<<<<

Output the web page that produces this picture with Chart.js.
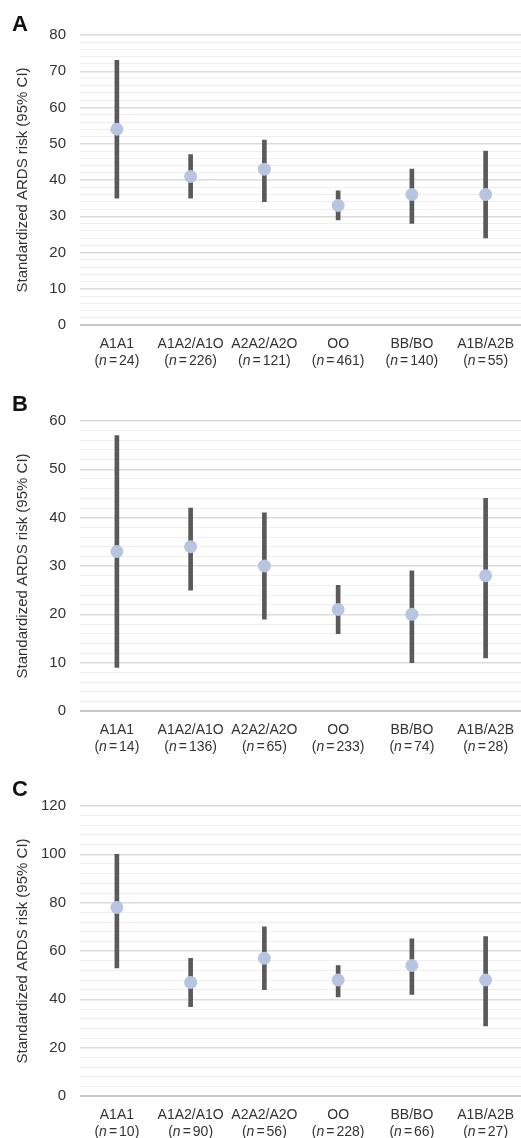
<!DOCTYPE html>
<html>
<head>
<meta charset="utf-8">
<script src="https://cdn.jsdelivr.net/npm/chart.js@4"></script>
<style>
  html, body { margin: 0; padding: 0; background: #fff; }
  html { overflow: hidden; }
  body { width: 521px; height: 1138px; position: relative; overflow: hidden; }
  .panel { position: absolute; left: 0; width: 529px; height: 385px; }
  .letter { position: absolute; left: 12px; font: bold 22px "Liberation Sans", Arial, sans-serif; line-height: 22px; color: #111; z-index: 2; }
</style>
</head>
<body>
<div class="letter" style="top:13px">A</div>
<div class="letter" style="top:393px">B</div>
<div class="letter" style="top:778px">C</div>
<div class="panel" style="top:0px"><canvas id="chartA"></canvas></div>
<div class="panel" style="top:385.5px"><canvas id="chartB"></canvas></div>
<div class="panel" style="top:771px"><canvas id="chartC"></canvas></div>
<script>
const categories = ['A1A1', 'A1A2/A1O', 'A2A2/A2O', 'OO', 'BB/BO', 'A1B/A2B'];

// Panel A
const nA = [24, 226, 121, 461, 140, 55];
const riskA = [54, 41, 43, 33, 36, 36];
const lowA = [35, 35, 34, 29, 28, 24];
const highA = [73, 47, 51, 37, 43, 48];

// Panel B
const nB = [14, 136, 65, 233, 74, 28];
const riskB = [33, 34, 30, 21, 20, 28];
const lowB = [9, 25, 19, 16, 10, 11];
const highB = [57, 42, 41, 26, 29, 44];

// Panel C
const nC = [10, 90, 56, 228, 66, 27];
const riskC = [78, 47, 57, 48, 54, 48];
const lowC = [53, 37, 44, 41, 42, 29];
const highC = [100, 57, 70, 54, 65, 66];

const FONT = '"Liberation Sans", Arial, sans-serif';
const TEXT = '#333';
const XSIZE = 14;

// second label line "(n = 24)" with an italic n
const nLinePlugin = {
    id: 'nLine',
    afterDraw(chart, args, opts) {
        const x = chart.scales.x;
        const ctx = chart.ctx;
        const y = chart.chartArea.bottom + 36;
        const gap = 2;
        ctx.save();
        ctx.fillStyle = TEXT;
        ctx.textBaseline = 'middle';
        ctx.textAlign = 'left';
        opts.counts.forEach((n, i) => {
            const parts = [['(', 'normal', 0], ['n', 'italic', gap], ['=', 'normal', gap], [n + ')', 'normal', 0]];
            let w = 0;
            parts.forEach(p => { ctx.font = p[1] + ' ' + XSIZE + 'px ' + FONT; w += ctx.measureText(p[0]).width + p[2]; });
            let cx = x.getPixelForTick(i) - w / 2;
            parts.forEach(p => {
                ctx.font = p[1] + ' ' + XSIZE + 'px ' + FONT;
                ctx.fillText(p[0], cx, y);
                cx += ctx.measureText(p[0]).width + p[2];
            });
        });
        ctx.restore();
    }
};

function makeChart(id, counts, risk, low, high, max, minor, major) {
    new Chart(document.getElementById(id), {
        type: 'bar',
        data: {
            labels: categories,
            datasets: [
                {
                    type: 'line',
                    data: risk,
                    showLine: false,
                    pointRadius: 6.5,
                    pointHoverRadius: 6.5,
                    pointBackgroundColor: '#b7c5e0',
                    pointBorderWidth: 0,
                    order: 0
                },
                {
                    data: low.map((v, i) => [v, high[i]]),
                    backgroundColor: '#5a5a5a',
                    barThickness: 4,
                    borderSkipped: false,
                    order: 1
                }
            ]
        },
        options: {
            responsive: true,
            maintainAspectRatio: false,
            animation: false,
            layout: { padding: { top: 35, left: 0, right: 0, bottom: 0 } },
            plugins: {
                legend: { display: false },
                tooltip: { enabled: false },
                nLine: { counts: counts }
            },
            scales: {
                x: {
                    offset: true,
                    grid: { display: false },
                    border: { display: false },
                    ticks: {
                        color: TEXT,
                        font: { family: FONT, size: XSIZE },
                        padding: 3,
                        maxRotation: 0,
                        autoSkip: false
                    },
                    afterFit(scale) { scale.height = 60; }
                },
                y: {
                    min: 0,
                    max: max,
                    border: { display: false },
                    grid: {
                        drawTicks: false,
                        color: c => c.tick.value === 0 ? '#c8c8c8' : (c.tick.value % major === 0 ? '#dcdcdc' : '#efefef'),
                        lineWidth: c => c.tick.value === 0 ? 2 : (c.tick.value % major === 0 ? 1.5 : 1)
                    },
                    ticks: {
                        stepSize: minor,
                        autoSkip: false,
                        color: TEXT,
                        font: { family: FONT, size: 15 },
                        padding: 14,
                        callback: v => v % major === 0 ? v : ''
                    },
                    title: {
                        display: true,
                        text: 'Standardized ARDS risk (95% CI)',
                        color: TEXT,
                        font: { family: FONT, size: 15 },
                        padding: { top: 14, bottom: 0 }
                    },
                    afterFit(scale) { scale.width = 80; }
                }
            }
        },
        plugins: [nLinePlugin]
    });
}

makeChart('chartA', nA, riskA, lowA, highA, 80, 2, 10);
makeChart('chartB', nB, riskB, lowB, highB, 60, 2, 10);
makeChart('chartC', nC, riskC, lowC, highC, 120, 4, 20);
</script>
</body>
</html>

>>>>

Omit the pictures, and quote the material above exactly as given.

Output the web page that produces this picture with Chart.js.
<!DOCTYPE html>
<html>
<head>
<meta charset="utf-8">
<script src="https://cdn.jsdelivr.net/npm/chart.js@4"></script>
<style>
  html, body { margin: 0; padding: 0; background: #fff; }
  html { overflow: hidden; }
  body { width: 521px; height: 1138px; position: relative; overflow: hidden; }
  .panel { position: absolute; left: 0; width: 529px; height: 385px; }
  .letter { position: absolute; left: 12px; font: bold 22px "Liberation Sans", Arial, sans-serif; line-height: 22px; color: #111; z-index: 2; }
</style>
</head>
<body>
<div class="letter" style="top:13px">A</div>
<div class="letter" style="top:393px">B</div>
<div class="letter" style="top:778px">C</div>
<div class="panel" style="top:0px"><canvas id="chartA"></canvas></div>
<div class="panel" style="top:385.5px"><canvas id="chartB"></canvas></div>
<div class="panel" style="top:771px"><canvas id="chartC"></canvas></div>
<script>
const categories = ['A1A1', 'A1A2/A1O', 'A2A2/A2O', 'OO', 'BB/BO', 'A1B/A2B'];

// Panel A
const nA = [24, 226, 121, 461, 140, 55];
const riskA = [54, 41, 43, 33, 36, 36];
const lowA = [35, 35, 34, 29, 28, 24];
const highA = [73, 47, 51, 37, 43, 48];

// Panel B
const nB = [14, 136, 65, 233, 74, 28];
const riskB = [33, 34, 30, 21, 20, 28];
const lowB = [9, 25, 19, 16, 10, 11];
const highB = [57, 42, 41, 26, 29, 44];

// Panel C
const nC = [10, 90, 56, 228, 66, 27];
const riskC = [78, 47, 57, 48, 54, 48];
const lowC = [53, 37, 44, 41, 42, 29];
const highC = [100, 57, 70, 54, 65, 66];

const FONT = '"Liberation Sans", Arial, sans-serif';
const TEXT = '#333';
const XSIZE = 14;

// second label line "(n = 24)" with an italic n
const nLinePlugin = {
    id: 'nLine',
    afterDraw(chart, args, opts) {
        const x = chart.scales.x;
        const ctx = chart.ctx;
        const y = chart.chartArea.bottom + 36;
        const gap = 2;
        ctx.save();
        ctx.fillStyle = TEXT;
        ctx.textBaseline = 'middle';
        ctx.textAlign = 'left';
        opts.counts.forEach((n, i) => {
            const parts = [['(', 'normal', 0], ['n', 'italic', gap], ['=', 'normal', gap], [n + ')', 'normal', 0]];
            let w = 0;
            parts.forEach(p => { ctx.font = p[1] + ' ' + XSIZE + 'px ' + FONT; w += ctx.measureText(p[0]).width + p[2]; });
            let cx = x.getPixelForTick(i) - w / 2;
            parts.forEach(p => {
                ctx.font = p[1] + ' ' + XSIZE + 'px ' + FONT;
                ctx.fillText(p[0], cx, y);
                cx += ctx.measureText(p[0]).width + p[2];
            });
        });
        ctx.restore();
    }
};

function makeChart(id, counts, risk, low, high, max, minor, major) {
    new Chart(document.getElementById(id), {
        type: 'bar',
        data: {
            labels: categories,
            datasets: [
                {
                    type: 'line',
                    data: risk,
                    showLine: false,
                    pointRadius: 6.5,
                    pointHoverRadius: 6.5,
                    pointBackgroundColor: '#b7c5e0',
                    pointBorderWidth: 0,
                    order: 0
                },
                {
                    data: low.map((v, i) => [v, high[i]]),
                    backgroundColor: '#5a5a5a',
                    barThickness: 4,
                    borderSkipped: false,
                    order: 1
                }
            ]
        },
        options: {
            responsive: true,
            maintainAspectRatio: false,
            animation: false,
            layout: { padding: { top: 35, left: 0, right: 0, bottom: 0 } },
            plugins: {
                legend: { display: false },
                tooltip: { enabled: false },
                nLine: { counts: counts }
            },
            scales: {
                x: {
                    offset: true,
                    grid: { display: false },
                    border: { display: false },
                    ticks: {
                        color: TEXT,
                        font: { family: FONT, size: XSIZE },
                        padding: 3,
                        maxRotation: 0,
                        autoSkip: false
                    },
                    afterFit(scale) { scale.height = 60; }
                },
                y: {
                    min: 0,
                    max: max,
                    border: { display: false },
                    grid: {
                        drawTicks: false,
                        color: c => c.tick.value === 0 ? '#c8c8c8' : (c.tick.value % major === 0 ? '#dcdcdc' : '#efefef'),
                        lineWidth: c => c.tick.value === 0 ? 2 : (c.tick.value % major === 0 ? 1.5 : 1)
                    },
                    ticks: {
                        stepSize: minor,
                        autoSkip: false,
                        color: TEXT,
                        font: { family: FONT, size: 15 },
                        padding: 14,
                        callback: v => v % major === 0 ? v : ''
                    },
                    title: {
                        display: true,
                        text: 'Standardized ARDS risk (95% CI)',
                        color: TEXT,
                        font: { family: FONT, size: 15 },
                        padding: { top: 14, bottom: 0 }
                    },
                    afterFit(scale) { scale.width = 80; }
                }
            }
        },
        plugins: [nLinePlugin]
    });
}

makeChart('chartA', nA, riskA, lowA, highA, 80, 2, 10);
makeChart('chartB', nB, riskB, lowB, highB, 60, 2, 10);
makeChart('chartC', nC, riskC, lowC, highC, 120, 4, 20);
</script>
</body>
</html>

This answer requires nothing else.